Dataset section:
──────
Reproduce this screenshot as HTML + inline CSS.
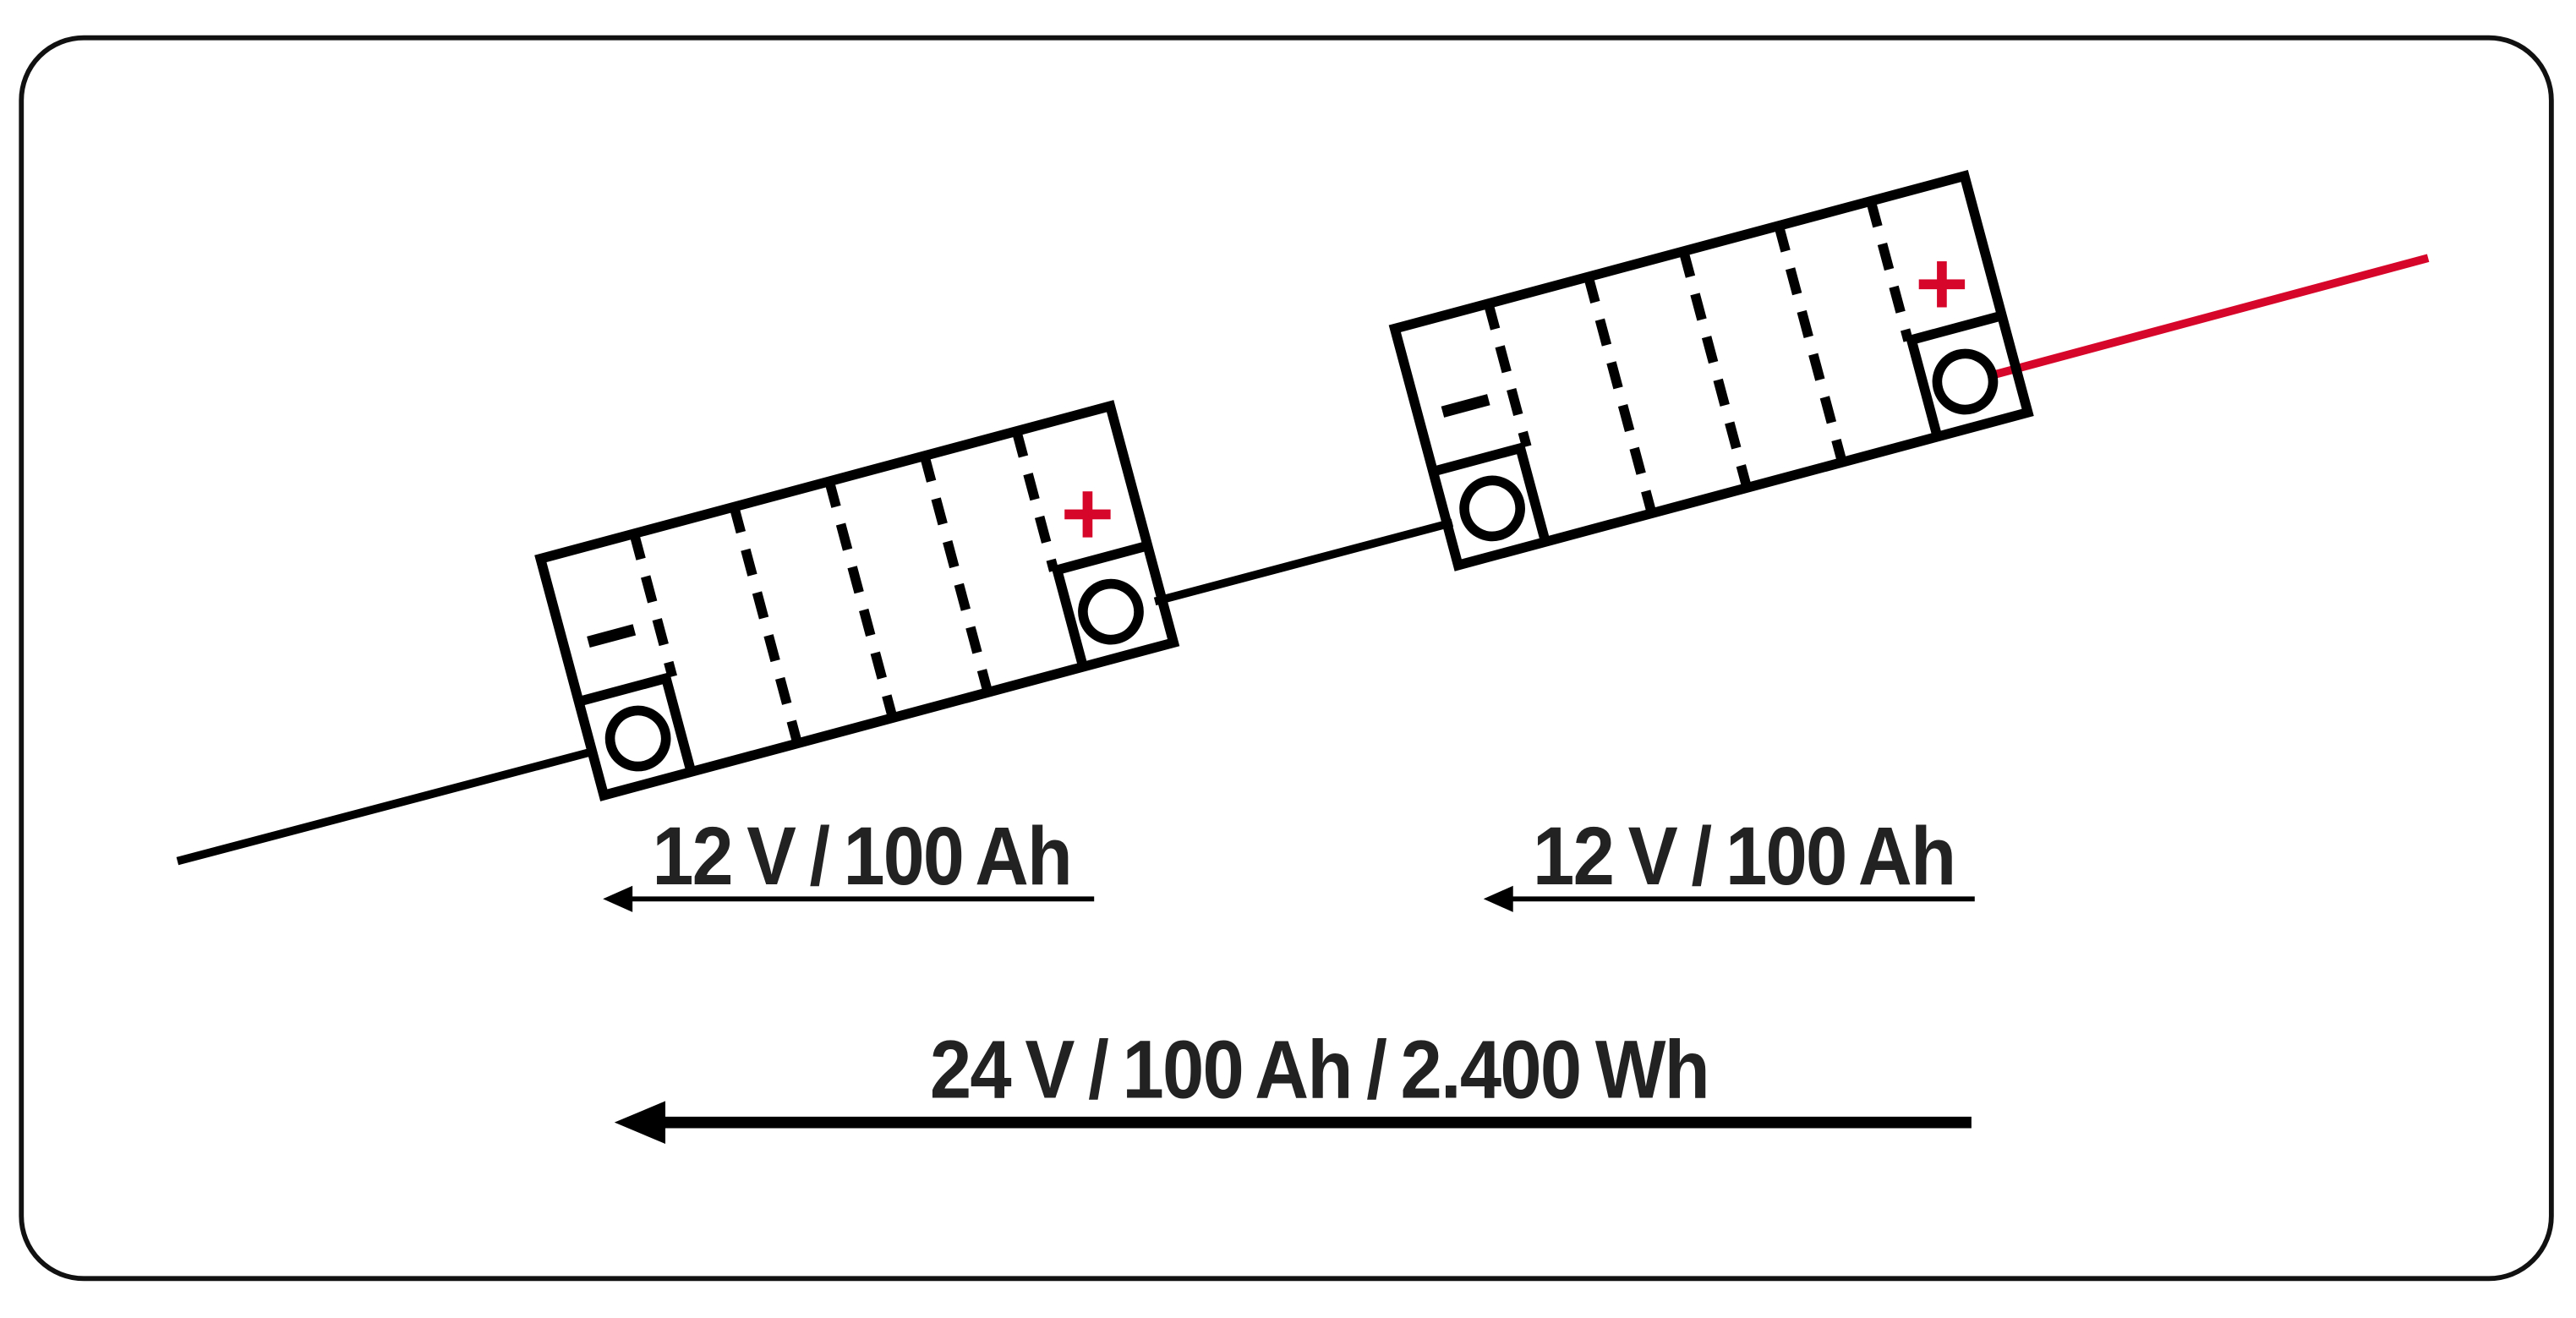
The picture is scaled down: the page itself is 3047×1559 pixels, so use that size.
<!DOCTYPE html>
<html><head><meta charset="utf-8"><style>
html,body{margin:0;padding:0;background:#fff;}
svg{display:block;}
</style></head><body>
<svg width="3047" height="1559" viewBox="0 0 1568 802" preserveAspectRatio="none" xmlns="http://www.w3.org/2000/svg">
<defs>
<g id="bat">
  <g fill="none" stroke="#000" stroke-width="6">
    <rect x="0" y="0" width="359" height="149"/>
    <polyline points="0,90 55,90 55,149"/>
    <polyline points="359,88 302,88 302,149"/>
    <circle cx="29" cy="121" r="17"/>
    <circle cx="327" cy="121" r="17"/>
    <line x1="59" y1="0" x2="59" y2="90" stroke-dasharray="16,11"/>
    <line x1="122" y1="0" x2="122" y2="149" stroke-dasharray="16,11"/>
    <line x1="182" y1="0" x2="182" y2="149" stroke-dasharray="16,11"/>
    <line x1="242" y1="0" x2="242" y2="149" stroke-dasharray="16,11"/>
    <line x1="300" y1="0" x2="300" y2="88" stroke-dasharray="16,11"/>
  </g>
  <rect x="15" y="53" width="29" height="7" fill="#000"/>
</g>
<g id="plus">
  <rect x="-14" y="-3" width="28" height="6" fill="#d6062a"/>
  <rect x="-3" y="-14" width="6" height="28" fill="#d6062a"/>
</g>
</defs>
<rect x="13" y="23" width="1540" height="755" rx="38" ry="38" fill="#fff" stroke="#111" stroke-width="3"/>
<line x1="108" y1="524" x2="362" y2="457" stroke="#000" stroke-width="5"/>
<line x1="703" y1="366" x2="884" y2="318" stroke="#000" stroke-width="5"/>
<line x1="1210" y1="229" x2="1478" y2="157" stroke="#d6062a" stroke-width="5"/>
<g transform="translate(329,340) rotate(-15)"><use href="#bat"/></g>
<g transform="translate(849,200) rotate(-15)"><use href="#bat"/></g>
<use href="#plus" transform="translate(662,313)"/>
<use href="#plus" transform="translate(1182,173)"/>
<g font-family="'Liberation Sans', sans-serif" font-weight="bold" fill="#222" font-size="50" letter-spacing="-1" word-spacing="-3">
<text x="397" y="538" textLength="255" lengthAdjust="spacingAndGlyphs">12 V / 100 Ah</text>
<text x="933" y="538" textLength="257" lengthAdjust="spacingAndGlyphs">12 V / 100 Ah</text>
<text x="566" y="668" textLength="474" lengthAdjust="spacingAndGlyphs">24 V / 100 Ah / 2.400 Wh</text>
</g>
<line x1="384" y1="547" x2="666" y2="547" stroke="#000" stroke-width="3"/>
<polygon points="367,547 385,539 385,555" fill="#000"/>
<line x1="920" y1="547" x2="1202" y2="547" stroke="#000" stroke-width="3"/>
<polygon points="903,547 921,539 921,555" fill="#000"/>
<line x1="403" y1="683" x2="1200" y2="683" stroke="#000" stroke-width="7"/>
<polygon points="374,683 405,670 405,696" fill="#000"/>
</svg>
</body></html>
──────
Task to complete: Print out the whole of the material word for word, without pictures.

Final answer:
Reproduce this screenshot as HTML + inline CSS.
The picture is scaled down: the page itself is 3047×1559 pixels, so use that size.
<!DOCTYPE html>
<html><head><meta charset="utf-8"><style>
html,body{margin:0;padding:0;background:#fff;}
svg{display:block;}
</style></head><body>
<svg width="3047" height="1559" viewBox="0 0 1568 802" preserveAspectRatio="none" xmlns="http://www.w3.org/2000/svg">
<defs>
<g id="bat">
  <g fill="none" stroke="#000" stroke-width="6">
    <rect x="0" y="0" width="359" height="149"/>
    <polyline points="0,90 55,90 55,149"/>
    <polyline points="359,88 302,88 302,149"/>
    <circle cx="29" cy="121" r="17"/>
    <circle cx="327" cy="121" r="17"/>
    <line x1="59" y1="0" x2="59" y2="90" stroke-dasharray="16,11"/>
    <line x1="122" y1="0" x2="122" y2="149" stroke-dasharray="16,11"/>
    <line x1="182" y1="0" x2="182" y2="149" stroke-dasharray="16,11"/>
    <line x1="242" y1="0" x2="242" y2="149" stroke-dasharray="16,11"/>
    <line x1="300" y1="0" x2="300" y2="88" stroke-dasharray="16,11"/>
  </g>
  <rect x="15" y="53" width="29" height="7" fill="#000"/>
</g>
<g id="plus">
  <rect x="-14" y="-3" width="28" height="6" fill="#d6062a"/>
  <rect x="-3" y="-14" width="6" height="28" fill="#d6062a"/>
</g>
</defs>
<rect x="13" y="23" width="1540" height="755" rx="38" ry="38" fill="#fff" stroke="#111" stroke-width="3"/>
<line x1="108" y1="524" x2="362" y2="457" stroke="#000" stroke-width="5"/>
<line x1="703" y1="366" x2="884" y2="318" stroke="#000" stroke-width="5"/>
<line x1="1210" y1="229" x2="1478" y2="157" stroke="#d6062a" stroke-width="5"/>
<g transform="translate(329,340) rotate(-15)"><use href="#bat"/></g>
<g transform="translate(849,200) rotate(-15)"><use href="#bat"/></g>
<use href="#plus" transform="translate(662,313)"/>
<use href="#plus" transform="translate(1182,173)"/>
<g font-family="'Liberation Sans', sans-serif" font-weight="bold" fill="#222" font-size="50" letter-spacing="-1" word-spacing="-3">
<text x="397" y="538" textLength="255" lengthAdjust="spacingAndGlyphs">12 V / 100 Ah</text>
<text x="933" y="538" textLength="257" lengthAdjust="spacingAndGlyphs">12 V / 100 Ah</text>
<text x="566" y="668" textLength="474" lengthAdjust="spacingAndGlyphs">24 V / 100 Ah / 2.400 Wh</text>
</g>
<line x1="384" y1="547" x2="666" y2="547" stroke="#000" stroke-width="3"/>
<polygon points="367,547 385,539 385,555" fill="#000"/>
<line x1="920" y1="547" x2="1202" y2="547" stroke="#000" stroke-width="3"/>
<polygon points="903,547 921,539 921,555" fill="#000"/>
<line x1="403" y1="683" x2="1200" y2="683" stroke="#000" stroke-width="7"/>
<polygon points="374,683 405,670 405,696" fill="#000"/>
</svg>
</body></html>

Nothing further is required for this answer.